External Debt Position. In 2000, external debt was equal to 319.3% of annual export earnings. As the IMF's HIPC programme begins to take effect, Guinea's debt service ration can be expected to steadily decline.
HIPC Initiative. The IMF approved a Poverty Reduction and Growth Facility (PRGF) programme for Guinea in May 2001, worth US$81.3m. Providing the government is able to keep to the targets of the PRGF, debt relief under the HIPC initiative will follow. A seven-year debt relief package has already been drawn up - worth US$545m in net present value, or 32% of Guinea's total outstanding debt. Funds will be released on decision point, though some relief was granted early in recognition of Guinea's efforts in taking measures to stabilise the macro-economy.
Agriculture. Guinea has a lush climate. Indeed, the capital Conakry is intensely humid, receiving 130cm of rain in July alone, the height of the rainy season. Cash-crop yields have the potential to be high and self-sufficient in food, with some degree of investment in the sector.
Bauxite. Accounting for over 90% of all earnings, Bauxite is the main export and the country's main foreign exchange earner. Guinea is the world's largest bauxite producer after Australia with 30% of the world's known bauxite reserves. In 1969, the World Bank funded the Boke bauxite project - at the time an ambitious project for the World Bank. Much of the national rail network (649 miles of track) is solely used in the extraction and export of bauxite.
Untapped Potential.
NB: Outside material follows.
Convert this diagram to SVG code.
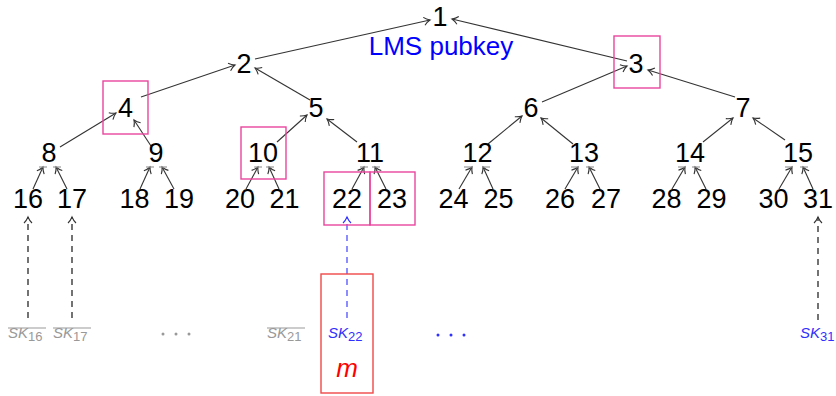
<svg xmlns="http://www.w3.org/2000/svg" width="836" height="396" viewBox="0 0 836 396">
<style>
.n{font-family:"Liberation Sans",Arial,sans-serif;font-size:27px;fill:#000;text-anchor:middle}
.e{stroke:#333;stroke-width:1.1;fill:none;marker-end:url(#ah)}
.bar{stroke:#999;stroke-width:1.2}
.d{stroke:#000;stroke-width:1.1;stroke-dasharray:6 5;fill:none;marker-end:url(#ah)}
.db{stroke:#3030ff;stroke-width:1.1;stroke-dasharray:6 5;fill:none;marker-end:url(#ahb)}
.box{fill:none;stroke:#e8459f;stroke-width:1.4}
.sk{font-family:"Liberation Sans",Arial,sans-serif;font-size:15px;font-style:italic}
.sub{font-size:13px;font-style:normal}
.g{fill:#999}
.b{fill:#3030ff}
</style>
<defs>
<marker id="ah" viewBox="-8 -5 10 10" refX="0" refY="0" markerWidth="10" markerHeight="10" orient="auto" markerUnits="userSpaceOnUse">
<path d="M-6,-4 C-4,-2 -1.5,-0.6 0,0 C-1.5,0.6 -4,2 -6,4" fill="none" stroke="#333" stroke-width="1.1"/>
</marker>
<marker id="ahb" viewBox="-8 -5 10 10" refX="0" refY="0" markerWidth="10" markerHeight="10" orient="auto" markerUnits="userSpaceOnUse">
<path d="M-6,-4 C-4,-2 -1.5,-0.6 0,0 C-1.5,0.6 -4,2 -6,4" fill="none" stroke="#3030ff" stroke-width="1.1"/>
</marker>
</defs>
<g id="connectors">
<line class="e" x1="255" y1="59" x2="430" y2="20"/>
<line class="e" x1="627" y1="61" x2="452" y2="19"/>
<line class="e" x1="141" y1="97" x2="235" y2="65"/>
<line class="e" x1="310" y1="100" x2="255" y2="68"/>
<line class="e" x1="542" y1="102" x2="627" y2="66"/>
<line class="e" x1="735" y1="97" x2="648" y2="70"/>
<line class="e" x1="60" y1="147" x2="116" y2="113"/>
<line class="e" x1="151" y1="146" x2="134" y2="120"/>
<line class="e" x1="277" y1="142" x2="307" y2="115"/>
<line class="e" x1="357" y1="142" x2="327" y2="119"/>
<line class="e" x1="488" y1="144" x2="522" y2="116"/>
<line class="e" x1="573" y1="144" x2="541" y2="118"/>
<line class="e" x1="703" y1="142" x2="733" y2="118"/>
<line class="e" x1="785" y1="140" x2="753" y2="118"/>
<line class="e" x1="33" y1="189" x2="43" y2="167"/>
<line class="e" x1="67" y1="189" x2="56" y2="167"/>
<line class="e" x1="140" y1="189" x2="150" y2="167"/>
<line class="e" x1="174" y1="189" x2="162" y2="167"/>
<line class="e" x1="246" y1="189" x2="258" y2="167"/>
<line class="e" x1="279" y1="189" x2="269" y2="167"/>
<line class="e" x1="352" y1="189" x2="364" y2="167"/>
<line class="e" x1="386" y1="189" x2="375" y2="167"/>
<line class="e" x1="459" y1="189" x2="472" y2="167"/>
<line class="e" x1="493" y1="189" x2="483" y2="167"/>
<line class="e" x1="565" y1="189" x2="578" y2="167"/>
<line class="e" x1="600" y1="189" x2="589" y2="167"/>
<line class="e" x1="672" y1="189" x2="685" y2="167"/>
<line class="e" x1="706" y1="189" x2="695" y2="167"/>
<line class="e" x1="779" y1="189" x2="792" y2="167"/>
<line class="e" x1="813" y1="189" x2="803" y2="167"/>
<g class="bar">
<line x1="39" y1="167" x2="47" y2="167"/><line x1="53" y1="167" x2="61" y2="167"/>
<line x1="146" y1="167" x2="154" y2="167"/><line x1="159" y1="167" x2="167" y2="167"/>
<line x1="254" y1="167" x2="262" y2="167"/><line x1="266" y1="167" x2="274" y2="167"/>
<line x1="360" y1="167" x2="368" y2="167"/><line x1="372" y1="167" x2="380" y2="167"/>
<line x1="464" y1="167" x2="473" y2="167"/><line x1="482" y1="167" x2="490" y2="167"/>
<line x1="571" y1="167" x2="579" y2="167"/><line x1="586" y1="167" x2="594" y2="167"/>
<line x1="678" y1="167" x2="686" y2="167"/><line x1="692" y1="167" x2="700" y2="167"/>
<line x1="785" y1="167" x2="793" y2="167"/><line x1="800" y1="167" x2="808" y2="167"/>
</g>
<line class="d" x1="28" y1="318" x2="28" y2="217"/>
<line class="d" x1="72" y1="318" x2="72" y2="217"/>
<line class="d" x1="818" y1="320" x2="818" y2="217"/>
<line class="db" x1="347" y1="318" x2="347" y2="217"/>
</g>
<g id="n1"><text class="n" x="440" y="26">1</text></g>
<g id="pubkey"><text x="441" y="55" font-family="Liberation Sans,Arial,sans-serif" font-size="26" fill="#0000ff" text-anchor="middle">LMS pubkey</text></g>
<g id="n2"><text class="n" x="244" y="73">2</text></g>
<g id="n3"><rect class="box" x="614" y="36" width="46" height="52"/><text class="n" x="636" y="73">3</text></g>
<g id="n4"><rect class="box" x="103" y="81" width="45" height="53"/><text class="n" x="125.5" y="117">4</text></g>
<g id="n5"><text class="n" x="316" y="117">5</text></g>
<g id="n6"><text class="n" x="531" y="117">6</text></g>
<g id="n7"><text class="n" x="743" y="117">7</text></g>
<g id="n8"><text class="n" x="49" y="162">8</text></g>
<g id="n9"><text class="n" x="156" y="162">9</text></g>
<g id="n10"><rect class="box" x="241" y="127" width="45" height="52"/><text class="n" x="263" y="162">10</text></g>
<g id="n11"><text class="n" x="370" y="162">11</text></g>
<g id="n12"><text class="n" x="477.5" y="162">12</text></g>
<g id="n13"><text class="n" x="584" y="162">13</text></g>
<g id="n14"><text class="n" x="690" y="162">14</text></g>
<g id="n15"><text class="n" x="798" y="162">15</text></g>
<g id="n16"><text class="n" x="28" y="208">16</text></g>
<g id="n17"><text class="n" x="72" y="208">17</text></g>
<g id="n18"><text class="n" x="134.5" y="208">18</text></g>
<g id="n19"><text class="n" x="179" y="208">19</text></g>
<g id="n20"><text class="n" x="240" y="208">20</text></g>
<g id="n21"><text class="n" x="284.5" y="208">21</text></g>
<g id="n22"><rect class="box" x="324" y="172" width="46" height="53"/><text class="n" x="347" y="208">22</text></g>
<g id="n23"><rect class="box" x="370" y="172" width="45" height="53"/><text class="n" x="392" y="208">23</text></g>
<g id="n24"><text class="n" x="453.5" y="208">24</text></g>
<g id="n25"><text class="n" x="498.5" y="208">25</text></g>
<g id="n26"><text class="n" x="560" y="208">26</text></g>
<g id="n27"><text class="n" x="606" y="208">27</text></g>
<g id="n28"><text class="n" x="666.5" y="208">28</text></g>
<g id="n29"><text class="n" x="711.5" y="208">29</text></g>
<g id="n30"><text class="n" x="773.5" y="208">30</text></g>
<g id="n31"><text class="n" x="818" y="208">31</text></g>
<g id="sk16"><text class="sk g" x="8" y="338">SK<tspan class="sub" dy="3">16</tspan></text><line x1="8" y1="328" x2="46" y2="328" stroke="#999" stroke-width="1"/></g>
<g id="sk17"><text class="sk g" x="53" y="338">SK<tspan class="sub" dy="3">17</tspan></text><line x1="53" y1="328" x2="91" y2="328" stroke="#999" stroke-width="1"/></g>
<g id="dots1" class="g"><circle cx="163" cy="334" r="1.5"/><circle cx="176" cy="334" r="1.5"/><circle cx="189" cy="334" r="1.5"/></g>
<g id="sk21"><text class="sk g" x="267" y="338">SK<tspan class="sub" dy="3">21</tspan></text><line x1="267" y1="328" x2="305" y2="328" stroke="#999" stroke-width="1"/></g>
<g id="msg"><rect x="321" y="274" width="52" height="119" fill="none" stroke="#f04848" stroke-width="1.4"/><text class="sk b" x="328" y="338">SK<tspan class="sub" dy="3">22</tspan></text><text x="347" y="377" font-family="Liberation Sans,Arial,sans-serif" font-size="26" font-style="italic" fill="#ff0000" text-anchor="middle">m</text></g>
<g id="dots2" class="b"><circle cx="438" cy="335" r="1.5"/><circle cx="451" cy="335" r="1.5"/><circle cx="464" cy="335" r="1.5"/></g>
<g id="sk31"><text class="sk b" x="800" y="338">SK<tspan class="sub" dy="3">31</tspan></text></g>
</svg>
Guinea has deposits of gold and diamonds, as well as the potential to generate foreign exchange through cash crops. Yet much of the country's natural resources remain untapped. The legacy of previous governments' maladministration of the economy has proved highly damaging. Regional unrest in neighbouring Sierra Leone and Liberia has also spilled over into Guinea and an ongoing border conflict has been a burden on restricted government resources.
Privatisation. The IMF is currently pushing for a rapid programme of privatisation to be put into place in the hope of attracting foreign investment to this donor-dependent economy.
GDP by Sector Supply. The majority of the population (over 75%) is dependent upon agriculture for income, though bauxite provides the key income for the national economy. As a result, agriculture accounts for approximately 25% of GDP, industry 35% and the services sector 40%.
External Trade Patterns. Key export partners, in order of priority in 1997, are: Russia, US, Benelux, Ukraine, Ireland and Spain, while imports are sourced from: France, Cote d'Ivoire, US, Benelux and Hong Kong.